- Born: Azerbaijani: Aza Rəhmanova 17 September 1932 Baku, Azerbaijani SSR, Soviet Union
- Died: 18 November 2015 (aged 83) Saint Petersburg, Russian Federation
- Occupation: Professor
- Known for: treating HIV/AIDS in Russia / expert Professor

= Aza Rakhmanova =

Russian AIDS and Hepatitis expert

Aza Rakhmanova or Aza Gasanovna Rakhmanova (Aza Həsən qızı Rəhmanova, Russian: Аза Гасановна Рахманова; 17 September 1932 – 18 November 2015) was a Russian AIDS and Hepatitis expert. She was credited with organizing AIDS prevention and control in St. Petersburg. She was one of the first to be treating HIV in the Soviet Union in 1987.

==Life==
Rakhmanova was born in Baku in 1932. Her father was Hasan Pasha Rakhmanov and her mother Dr. Khavve-Hanoum Rakhmanova taught medicine in Semipalatinsk.

In 1941 her family were exiled ending up in Kazakhstan. There in Semipalatinsk she was able to continue a good education because Moscow professors had also been exiled to the same region. From 1949 to 1955 she studied in Leningrad before returning to work in Kazakhstan. Her family returned to Baku in 1959. She continued to study there and in Leningrad. In 1982 she became the Professor of Infectious Diseases at St. Petersburg Federal Medical University. Aza was Deputy Head of the St. Petersburg City AIDS Center.

She was editor-in-chief of the journal СПИД. Секс. Здоровье, which was the only journal in Russia on HIV / AIDS when it was first published in 1991. St Petersburg was a leader in Russia in dealing with AIiDS. She was an adviser to the Mayor Anatoly Sobchak as well as working at Russian hospitals dealing with thousands of cases of AIDS. Rakhmanova had to deal with patients and doctors.
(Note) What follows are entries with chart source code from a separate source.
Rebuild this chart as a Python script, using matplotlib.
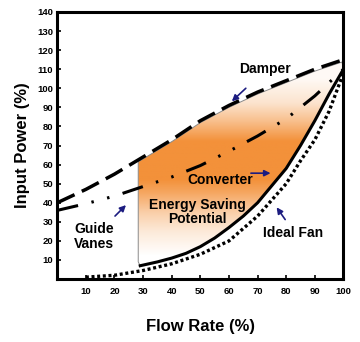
import numpy as np
import matplotlib.pyplot as plt
from matplotlib.patches import Polygon
from matplotlib.colors import LinearSegmentedColormap

plt.rcParams['font.family'] = ['Liberation Sans', 'DejaVu Sans']
plt.rcParams['font.weight'] = 'bold'

# flow rate (%) vs input power (%)
damper_x = [0, 10, 20, 30, 40, 50, 60, 70, 80, 90, 100]
damper_y = [40, 47, 55, 64, 73, 83, 91, 98, 104, 110, 115]

vanes_x = [0, 10, 20, 30, 40, 50, 60, 70, 80, 90, 100]
vanes_y = [36, 39.5, 43.5, 48.5, 53.5, 59.5, 67, 75, 84, 96, 110]

conv_x = [29, 35, 40, 45, 50, 55, 60, 65, 70, 75, 80, 85, 90, 95, 100]
conv_y = [7, 9, 11, 13.5, 17, 21.5, 27, 33, 40, 49, 58, 70, 83, 97, 110]

fan_x = [10, 20, 30, 40, 50, 60, 70, 80, 85, 90, 95, 100]
fan_y = [1, 2, 4.5, 8, 13, 20, 33, 50, 62, 73, 88, 108]

# energy saving area: left edge / bottom corner
area_left = 28.3
area_bottom = 9

xticks = list(range(10, 101, 10))
yticks = list(range(10, 141, 10))

navy = '#1c1c80'
orange = '#f3913a'

fig = plt.figure(figsize=(3.6, 3.42), dpi=100)
ax = fig.add_axes([0.159, 0.184, 0.795, 0.781])
ax.set_xlim(0, 100)
ax.set_ylim(0, 140)

# shaded area between damper and converter
top_x = np.linspace(area_left, 99.5, 60)
top_y = np.interp(top_x, damper_x, damper_y) - 1
pts = [(area_left, area_bottom)] + list(zip(top_x, top_y)) + list(zip(conv_x[::-1], conv_y[::-1]))
poly = Polygon(pts, closed=True, facecolor='none', edgecolor='#8a8a8a', lw=0.7, zorder=2)
ax.add_patch(poly)

cmap = LinearSegmentedColormap.from_list('wo', ['white', orange])
gy = np.linspace(0, 140, 300)
gv = np.interp(gy, [0, 12, 25, 35, 45, 52, 72, 82, 92, 105],
               [0, 0, 0.2, 0.45, 0.8, 1, 1, 0.6, 0.25, 0.05])
im = ax.imshow(gv[:, None], extent=[0, 100, 0, 140], origin='lower', aspect='auto',
               cmap=cmap, vmin=0, vmax=1, zorder=1)
im.set_clip_path(poly)

ax.plot(damper_x, damper_y, color='black', lw=2.5, ls=(0, (5.5, 2.3)), zorder=3)
ax.plot(vanes_x, vanes_y, color='black', lw=2.2, ls=(0, (7, 4.5, 0.8, 4.5, 0.8, 4.5)), zorder=3)
ax.plot(conv_x, conv_y, color='black', lw=2.2, zorder=3)
ax.plot(fan_x, fan_y, color='black', lw=2.4, ls=(0, (0.9, 0.8)), zorder=3)

arw = dict(arrowstyle='-|>', color=navy, lw=1.2, mutation_scale=9)
ax.annotate('', xy=(60.3, 92.2), xytext=(66.6, 101), arrowprops=arw, zorder=4)
ax.annotate('', xy=(75.5, 55.5), xytext=(66.7, 55.5), arrowprops=arw, zorder=4)
ax.annotate('', xy=(76.1, 38.8), xytext=(80.2, 30), arrowprops=arw, zorder=4)
ax.annotate('', xy=(24.7, 39.8), xytext=(19.5, 32), arrowprops=arw, zorder=4)

fs = 10
ax.text(72.6, 110, 'Damper', fontsize=fs, ha='center', va='center', zorder=5)
ax.text(56.8, 52, 'Converter', fontsize=fs, ha='center', va='center', zorder=5)
ax.text(49, 35.1, 'Energy Saving\nPotential', fontsize=fs, ha='center', va='center',
        linespacing=1.0, zorder=5)
ax.text(82.4, 24.1, 'Ideal Fan', fontsize=fs, ha='center', va='center', zorder=5)
ax.text(12.8, 22.3, 'Guide\nVanes', fontsize=fs, ha='center', va='center',
        linespacing=1.1, zorder=5)

ax.set_xticks(xticks)
ax.set_yticks(yticks)
ax.tick_params(direction='in', length=3, width=1.2, labelsize=6.8)
ax.tick_params(axis='x', pad=6)
ax.tick_params(axis='y', pad=3)
for s in ax.spines.values():
    s.set_linewidth(2.2)

ax.set_xlabel('Flow Rate (%)', fontsize=12, fontweight='bold', labelpad=16)
ax.set_ylabel('Input Power (%)', fontsize=12, fontweight='bold', labelpad=5)

fig.savefig('out.png', dpi=100)
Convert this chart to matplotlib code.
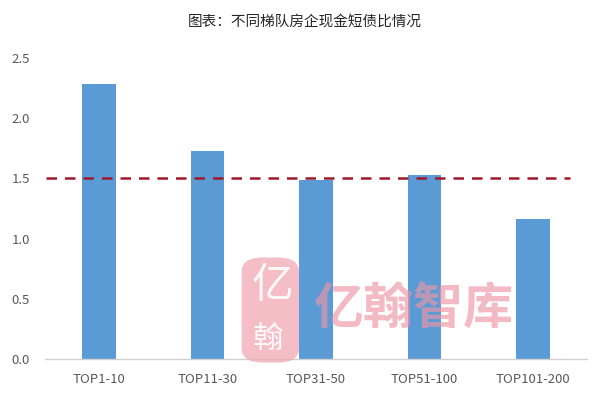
import matplotlib
matplotlib.use("Agg")

import matplotlib.pyplot as plt
from matplotlib.patches import FancyBboxPatch
import numpy as np

plt.rcParams["font.family"] = ["Noto Sans CJK SC", "DejaVu Sans"]

TITLE = "图表：不同梯队房企现金短债比情况"
CATEGORIES = ["TOP1-10", "TOP11-30", "TOP31-50", "TOP51-100", "TOP101-200"]
RATIOS = [2.28, 1.73, 1.49, 1.53, 1.16]
THRESHOLD = 1.5
Y_TICKS = [0.0, 0.5, 1.0, 1.5, 2.0, 2.5]

BAR_COLOR = "#5B9BD5"
LINE_COLOR = "#A0192B"
TEXT_COLOR = "#595959"

fig = plt.figure(figsize=(6.04, 4.12), dpi=100)
ax = fig.add_axes([0.0745, 0.1286, 0.8975, 0.7306])

x = np.arange(len(CATEGORIES))
ax.bar(x, RATIOS, width=0.31, color=BAR_COLOR, zorder=2)
ax.plot([-0.49, 4.34], [THRESHOLD, THRESHOLD], linestyle=(0, (4.2, 3.2)),
        color=LINE_COLOR, linewidth=1.8, zorder=3)

ax.set_xlim(-0.5, 4.5)
ax.set_ylim(0, 2.5)
ax.set_yticks(Y_TICKS)
ax.set_yticklabels([f"{v:.1f}" for v in Y_TICKS])
ax.set_xticks(x)
ax.set_xticklabels(CATEGORIES)
ax.tick_params(axis="both", length=0, labelsize=9.5, colors=TEXT_COLOR)
ax.tick_params(axis="x", pad=10)
ax.tick_params(axis="y", pad=11)
for side in ["top", "right", "left"]:
    ax.spines[side].set_visible(False)
ax.spines["bottom"].set_color("#D0D0D0")
ax.spines["bottom"].set_linewidth(1.0)

fig.text(0.505, 0.946, TITLE, ha="center", va="center", fontsize=10.5, color="#262626")

# watermark
seal = FancyBboxPatch((0.40, 0.12), 0.095, 0.255, boxstyle="round,pad=0.0,rounding_size=0.035",
                      transform=fig.transFigure, facecolor="#F2A7B3", edgecolor="none",
                      alpha=0.75, zorder=5)
fig.patches.append(seal)
fig.text(0.452, 0.305, "亿", ha="center", va="center", fontsize=30, color="white",
         alpha=0.9, zorder=6)
fig.text(0.444, 0.175, "翰", ha="center", va="center", fontsize=22, color="white",
         alpha=0.9, zorder=6)
fig.text(0.684, 0.25, "亿翰智库", ha="center", va="center", fontsize=36, color="#EE95A5",
         fontweight="bold", alpha=0.65, zorder=6)

fig.savefig("out.png", dpi=100)
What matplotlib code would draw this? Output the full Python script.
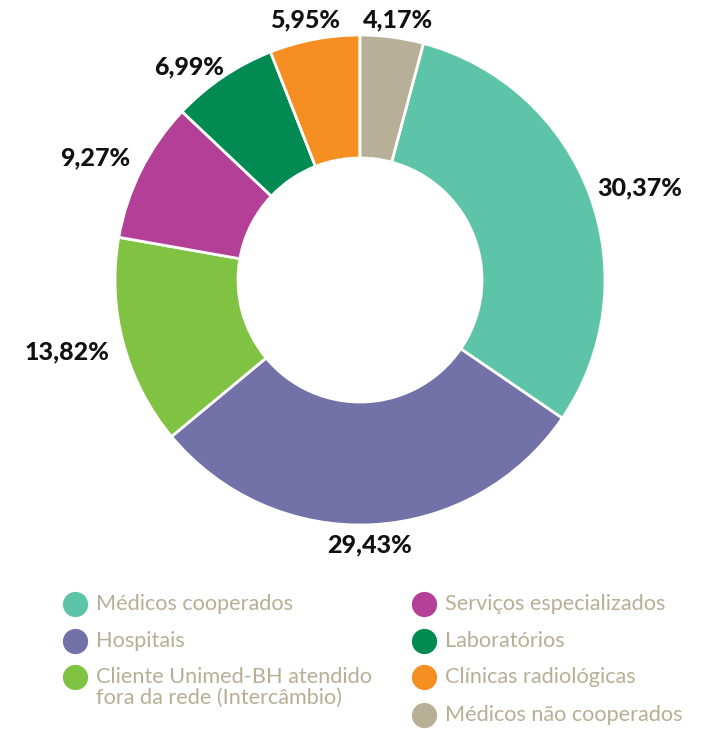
import numpy as np
import matplotlib.pyplot as plt

categories = ['Médicos cooperados', 'Hospitais',
              'Cliente Unimed-BH atendido\nfora da rede (Intercâmbio)',
              'Serviços especializados', 'Laboratórios',
              'Clínicas radiológicas', 'Médicos não cooperados']
values = [30.37, 29.43, 13.82, 9.27, 6.99, 5.95, 4.17]
colors = ['#5ec4a8', '#7271a8', '#80c242', '#b43f96', '#018a52', '#f68f21', '#b8af97']

W, H = 716, 729
# label anchors (pixel coords, y from top)
label_pos = [(640, 188), (370, 545), (67, 352), (95, 158), (189, 67), (305, 20), (398, 20)]
# legend layout: (x of circle, y) in pixels, order matches categories
legend_pos = [(75, 604), (75, 641), (75, 677), (424, 604), (424, 641), (424, 677), (424, 715)]

fig = plt.figure(figsize=(W / 100, H / 100), dpi=100)
ax = fig.add_axes([0, 0, 1, 1])
# the last slice sits right of 12 o'clock, the rest follow clockwise
ax.pie(values, colors=colors, startangle=90 - values[-1] * 3.6, counterclock=False,
       radius=245, center=(360, H - 280),
       wedgeprops=dict(width=123, edgecolor='white', linewidth=2))

for v, (x, y) in zip(values, label_pos):
    ax.text(x, H - y, f'{v:.2f}'.replace('.', ',') + '%', ha='center', va='center',
            fontsize=18, fontweight='black', family='Lato', color='#111111')

for cat, c, (x, y) in zip(categories, colors, legend_pos):
    ax.scatter([x], [H - y], s=330, color=c, linewidths=0)
    for i, line in enumerate(cat.split('\n')):
        ax.text(x + 21, H - y - i * 21, line, ha='left', va='center', fontsize=15.6,
                family='Lato', fontweight='normal', color='#b8ae96')

ax.set_xlim(0, W)
ax.set_ylim(0, H)
ax.set_aspect('auto')
ax.axis('off')
plt.savefig('out.png', dpi=100)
Brain surgeons preferred to not wear gloves and would later find out that their patient was HIV positive.

Rakhmanova died in Saint Petersburg in 2015 and was buried in Bolsheohtinskoe cemetery.

==Publication==
Aza wrote eleven books in addition to contributions to textbooks. She had about 330 published journal articles.

==Awards include==
- Medal of the Order "For Merit to the Fatherland" II class
- Honoured Science Worker of the Russian Federation
- Aza was a member of the New York Academy of Sciences
- Diploma from UNICEF for extensive contributions to the prevention and treatment of HIV among pregnant women and children.